START Stored data
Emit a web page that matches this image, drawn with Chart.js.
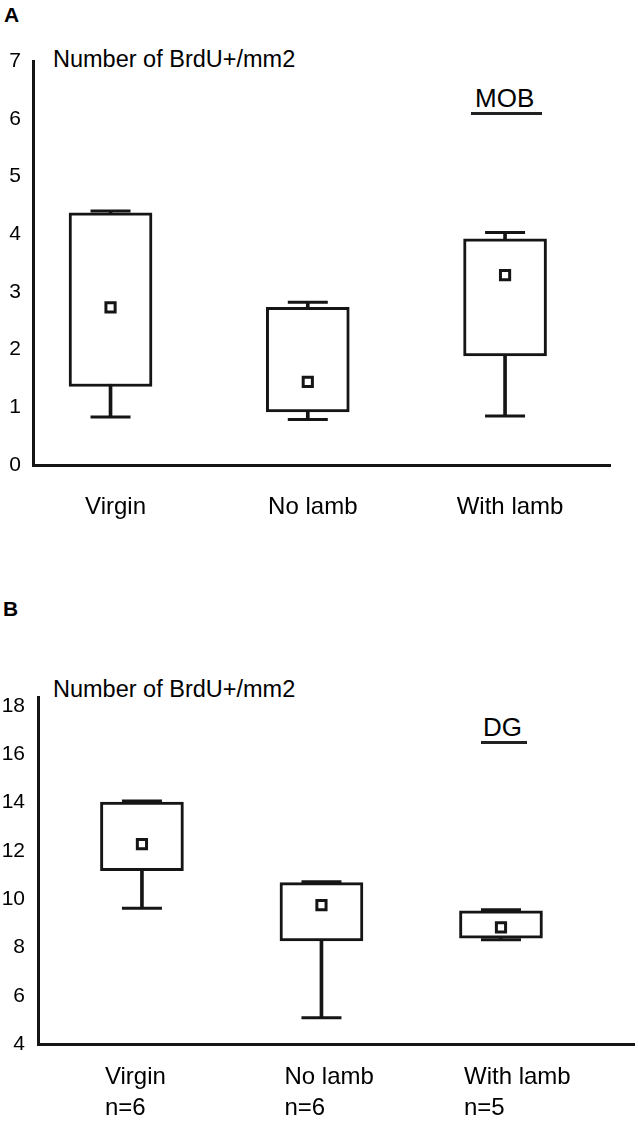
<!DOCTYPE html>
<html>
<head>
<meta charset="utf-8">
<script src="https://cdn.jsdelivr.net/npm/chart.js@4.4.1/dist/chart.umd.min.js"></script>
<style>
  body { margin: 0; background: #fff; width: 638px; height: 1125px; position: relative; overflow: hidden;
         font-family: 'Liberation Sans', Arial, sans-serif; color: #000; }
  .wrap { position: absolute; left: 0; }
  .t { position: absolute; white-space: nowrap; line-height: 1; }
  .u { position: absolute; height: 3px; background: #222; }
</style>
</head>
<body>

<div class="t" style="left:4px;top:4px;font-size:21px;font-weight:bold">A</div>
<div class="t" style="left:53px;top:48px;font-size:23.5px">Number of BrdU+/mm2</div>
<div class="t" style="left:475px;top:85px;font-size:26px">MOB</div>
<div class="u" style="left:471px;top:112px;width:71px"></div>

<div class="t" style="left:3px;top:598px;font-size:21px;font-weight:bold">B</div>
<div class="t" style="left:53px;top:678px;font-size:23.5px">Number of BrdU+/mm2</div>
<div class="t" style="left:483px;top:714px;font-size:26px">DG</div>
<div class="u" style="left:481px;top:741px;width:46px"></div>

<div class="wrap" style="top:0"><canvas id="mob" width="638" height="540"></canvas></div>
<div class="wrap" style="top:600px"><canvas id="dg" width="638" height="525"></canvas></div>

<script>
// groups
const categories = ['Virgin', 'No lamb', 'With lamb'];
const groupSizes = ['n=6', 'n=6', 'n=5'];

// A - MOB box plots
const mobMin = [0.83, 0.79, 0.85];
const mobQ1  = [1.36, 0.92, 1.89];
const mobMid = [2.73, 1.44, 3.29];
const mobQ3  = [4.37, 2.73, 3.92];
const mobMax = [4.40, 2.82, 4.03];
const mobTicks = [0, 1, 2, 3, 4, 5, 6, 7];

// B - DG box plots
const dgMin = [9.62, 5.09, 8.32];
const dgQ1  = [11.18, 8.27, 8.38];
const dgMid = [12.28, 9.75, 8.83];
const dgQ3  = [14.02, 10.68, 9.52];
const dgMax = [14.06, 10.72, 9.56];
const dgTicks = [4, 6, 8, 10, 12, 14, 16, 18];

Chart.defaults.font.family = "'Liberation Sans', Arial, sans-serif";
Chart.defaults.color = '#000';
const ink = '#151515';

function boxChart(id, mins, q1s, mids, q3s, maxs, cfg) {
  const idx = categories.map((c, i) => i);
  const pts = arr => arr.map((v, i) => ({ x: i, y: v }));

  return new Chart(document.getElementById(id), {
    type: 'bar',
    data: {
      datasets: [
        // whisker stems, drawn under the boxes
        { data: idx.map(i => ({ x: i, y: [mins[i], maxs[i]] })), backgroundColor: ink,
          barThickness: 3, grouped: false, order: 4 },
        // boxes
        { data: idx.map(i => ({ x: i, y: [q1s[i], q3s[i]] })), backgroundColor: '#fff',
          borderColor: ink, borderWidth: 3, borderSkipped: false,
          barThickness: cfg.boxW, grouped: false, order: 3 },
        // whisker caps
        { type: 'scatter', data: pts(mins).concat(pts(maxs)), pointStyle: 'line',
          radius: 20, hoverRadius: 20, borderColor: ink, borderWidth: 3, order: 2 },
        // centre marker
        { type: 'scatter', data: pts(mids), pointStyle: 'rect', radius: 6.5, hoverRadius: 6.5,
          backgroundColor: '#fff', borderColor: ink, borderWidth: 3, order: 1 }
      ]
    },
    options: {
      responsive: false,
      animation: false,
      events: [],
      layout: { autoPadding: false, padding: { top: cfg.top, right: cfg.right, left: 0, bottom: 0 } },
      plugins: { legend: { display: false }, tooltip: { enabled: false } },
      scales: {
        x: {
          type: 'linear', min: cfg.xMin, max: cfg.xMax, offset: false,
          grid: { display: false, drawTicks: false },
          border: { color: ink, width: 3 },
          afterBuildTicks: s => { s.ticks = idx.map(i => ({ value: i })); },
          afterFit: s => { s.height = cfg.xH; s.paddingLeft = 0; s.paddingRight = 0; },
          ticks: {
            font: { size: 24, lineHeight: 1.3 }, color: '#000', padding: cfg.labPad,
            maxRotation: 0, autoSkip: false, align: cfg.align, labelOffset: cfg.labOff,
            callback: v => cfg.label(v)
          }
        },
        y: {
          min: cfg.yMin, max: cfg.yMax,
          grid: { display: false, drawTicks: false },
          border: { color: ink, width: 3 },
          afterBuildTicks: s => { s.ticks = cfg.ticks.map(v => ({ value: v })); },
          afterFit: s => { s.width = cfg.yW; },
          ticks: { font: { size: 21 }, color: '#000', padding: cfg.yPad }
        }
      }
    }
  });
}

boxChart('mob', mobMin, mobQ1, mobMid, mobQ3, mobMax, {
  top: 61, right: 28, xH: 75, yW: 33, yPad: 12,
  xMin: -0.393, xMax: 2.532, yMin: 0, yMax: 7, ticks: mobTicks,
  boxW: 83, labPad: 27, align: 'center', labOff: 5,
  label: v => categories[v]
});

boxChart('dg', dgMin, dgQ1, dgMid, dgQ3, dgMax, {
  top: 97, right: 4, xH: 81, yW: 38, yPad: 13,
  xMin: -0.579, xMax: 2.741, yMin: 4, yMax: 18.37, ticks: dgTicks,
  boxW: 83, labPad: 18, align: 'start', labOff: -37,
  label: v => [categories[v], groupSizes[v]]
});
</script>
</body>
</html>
END Stored data
START Stored data
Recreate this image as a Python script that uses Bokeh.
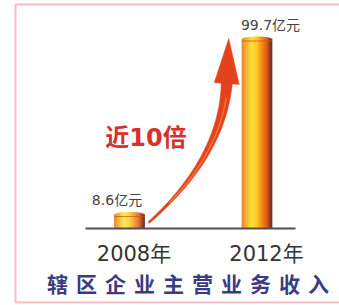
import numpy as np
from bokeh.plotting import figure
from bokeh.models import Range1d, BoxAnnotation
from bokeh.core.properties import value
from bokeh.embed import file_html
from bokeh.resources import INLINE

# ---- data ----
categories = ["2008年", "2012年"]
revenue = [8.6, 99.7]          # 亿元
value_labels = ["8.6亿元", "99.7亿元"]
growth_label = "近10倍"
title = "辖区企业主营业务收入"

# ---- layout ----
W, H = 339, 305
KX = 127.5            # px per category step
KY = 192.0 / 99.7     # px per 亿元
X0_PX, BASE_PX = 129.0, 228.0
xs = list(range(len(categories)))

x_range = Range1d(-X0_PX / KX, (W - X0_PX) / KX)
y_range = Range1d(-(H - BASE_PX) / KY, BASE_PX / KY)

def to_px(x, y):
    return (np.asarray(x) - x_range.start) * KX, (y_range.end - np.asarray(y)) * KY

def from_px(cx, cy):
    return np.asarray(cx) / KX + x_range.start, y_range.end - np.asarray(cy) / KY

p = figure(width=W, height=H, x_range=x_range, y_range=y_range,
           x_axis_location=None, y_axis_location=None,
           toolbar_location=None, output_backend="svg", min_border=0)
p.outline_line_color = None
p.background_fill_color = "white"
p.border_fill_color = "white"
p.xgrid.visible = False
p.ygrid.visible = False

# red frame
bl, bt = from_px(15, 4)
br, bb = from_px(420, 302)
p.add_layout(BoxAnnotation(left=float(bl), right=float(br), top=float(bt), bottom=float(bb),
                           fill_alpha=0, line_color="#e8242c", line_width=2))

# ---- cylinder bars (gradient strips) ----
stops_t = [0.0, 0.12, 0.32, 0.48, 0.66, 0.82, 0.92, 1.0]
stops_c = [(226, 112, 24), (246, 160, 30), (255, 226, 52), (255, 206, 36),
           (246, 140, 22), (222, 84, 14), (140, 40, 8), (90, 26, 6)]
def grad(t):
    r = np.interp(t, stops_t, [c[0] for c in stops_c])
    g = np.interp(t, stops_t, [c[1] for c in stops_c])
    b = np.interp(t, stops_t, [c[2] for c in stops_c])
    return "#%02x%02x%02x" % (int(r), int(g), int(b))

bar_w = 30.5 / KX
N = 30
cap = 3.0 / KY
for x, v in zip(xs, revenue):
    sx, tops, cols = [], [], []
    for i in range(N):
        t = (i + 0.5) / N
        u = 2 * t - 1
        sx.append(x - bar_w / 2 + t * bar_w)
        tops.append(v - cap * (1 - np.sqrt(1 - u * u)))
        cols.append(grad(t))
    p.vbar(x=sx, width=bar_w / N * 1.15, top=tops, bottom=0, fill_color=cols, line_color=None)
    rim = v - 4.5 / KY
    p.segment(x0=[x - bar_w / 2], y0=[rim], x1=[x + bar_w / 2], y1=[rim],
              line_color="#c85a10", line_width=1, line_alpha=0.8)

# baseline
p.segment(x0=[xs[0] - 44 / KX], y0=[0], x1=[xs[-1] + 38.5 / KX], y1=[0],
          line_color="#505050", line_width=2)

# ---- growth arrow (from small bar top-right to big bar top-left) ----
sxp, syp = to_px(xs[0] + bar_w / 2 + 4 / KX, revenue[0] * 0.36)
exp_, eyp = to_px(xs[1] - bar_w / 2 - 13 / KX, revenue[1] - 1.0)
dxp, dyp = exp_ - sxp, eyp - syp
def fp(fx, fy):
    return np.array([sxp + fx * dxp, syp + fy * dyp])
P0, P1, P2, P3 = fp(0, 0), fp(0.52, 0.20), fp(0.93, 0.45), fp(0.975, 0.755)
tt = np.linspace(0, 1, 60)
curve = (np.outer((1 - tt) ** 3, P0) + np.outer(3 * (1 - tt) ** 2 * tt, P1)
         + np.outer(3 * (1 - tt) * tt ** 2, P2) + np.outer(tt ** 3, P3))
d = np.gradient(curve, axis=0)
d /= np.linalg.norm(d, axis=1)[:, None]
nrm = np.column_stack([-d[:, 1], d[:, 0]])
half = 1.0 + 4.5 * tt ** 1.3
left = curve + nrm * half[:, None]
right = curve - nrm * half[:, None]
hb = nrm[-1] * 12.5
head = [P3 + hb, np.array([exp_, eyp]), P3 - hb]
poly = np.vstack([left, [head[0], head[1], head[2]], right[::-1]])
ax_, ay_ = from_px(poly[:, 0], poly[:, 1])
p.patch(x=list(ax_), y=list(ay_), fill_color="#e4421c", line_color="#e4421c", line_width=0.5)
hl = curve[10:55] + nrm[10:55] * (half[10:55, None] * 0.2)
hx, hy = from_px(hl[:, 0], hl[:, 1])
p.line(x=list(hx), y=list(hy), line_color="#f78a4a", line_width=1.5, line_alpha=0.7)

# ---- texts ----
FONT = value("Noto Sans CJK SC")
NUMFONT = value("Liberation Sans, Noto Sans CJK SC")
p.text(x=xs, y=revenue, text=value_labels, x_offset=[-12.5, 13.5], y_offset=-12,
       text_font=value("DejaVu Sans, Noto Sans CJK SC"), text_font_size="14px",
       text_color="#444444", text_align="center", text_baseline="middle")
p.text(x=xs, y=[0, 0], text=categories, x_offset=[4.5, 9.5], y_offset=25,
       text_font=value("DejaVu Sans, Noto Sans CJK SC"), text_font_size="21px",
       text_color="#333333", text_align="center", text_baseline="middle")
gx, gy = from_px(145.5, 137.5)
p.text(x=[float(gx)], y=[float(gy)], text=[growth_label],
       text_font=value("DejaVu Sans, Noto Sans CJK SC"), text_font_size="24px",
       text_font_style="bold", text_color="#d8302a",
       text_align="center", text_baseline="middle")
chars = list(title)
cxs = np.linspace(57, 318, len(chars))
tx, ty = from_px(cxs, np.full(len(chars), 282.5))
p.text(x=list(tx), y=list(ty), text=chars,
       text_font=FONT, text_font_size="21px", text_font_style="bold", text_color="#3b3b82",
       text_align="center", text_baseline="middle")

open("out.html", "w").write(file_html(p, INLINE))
END Stored data
• _Set problem_
Copy word for word every line from the one with "Recreate this image" through the one with "return (np.asarray(x) - x_range.start)", including both. No pictures belong in the copy.

• _Written answer_
Recreate this image as a Python script that uses Bokeh.
import numpy as np
from bokeh.plotting import figure
from bokeh.models import Range1d, BoxAnnotation
from bokeh.core.properties import value
from bokeh.embed import file_html
from bokeh.resources import INLINE

# ---- data ----
categories = ["2008年", "2012年"]
revenue = [8.6, 99.7]          # 亿元
value_labels = ["8.6亿元", "99.7亿元"]
growth_label = "近10倍"
title = "辖区企业主营业务收入"

# ---- layout ----
W, H = 339, 305
KX = 127.5            # px per category step
KY = 192.0 / 99.7     # px per 亿元
X0_PX, BASE_PX = 129.0, 228.0
xs = list(range(len(categories)))

x_range = Range1d(-X0_PX / KX, (W - X0_PX) / KX)
y_range = Range1d(-(H - BASE_PX) / KY, BASE_PX / KY)

def to_px(x, y):
    return (np.asarray(x) - x_range.start) * KX, (y_range.end - np.asarray(y)) * KY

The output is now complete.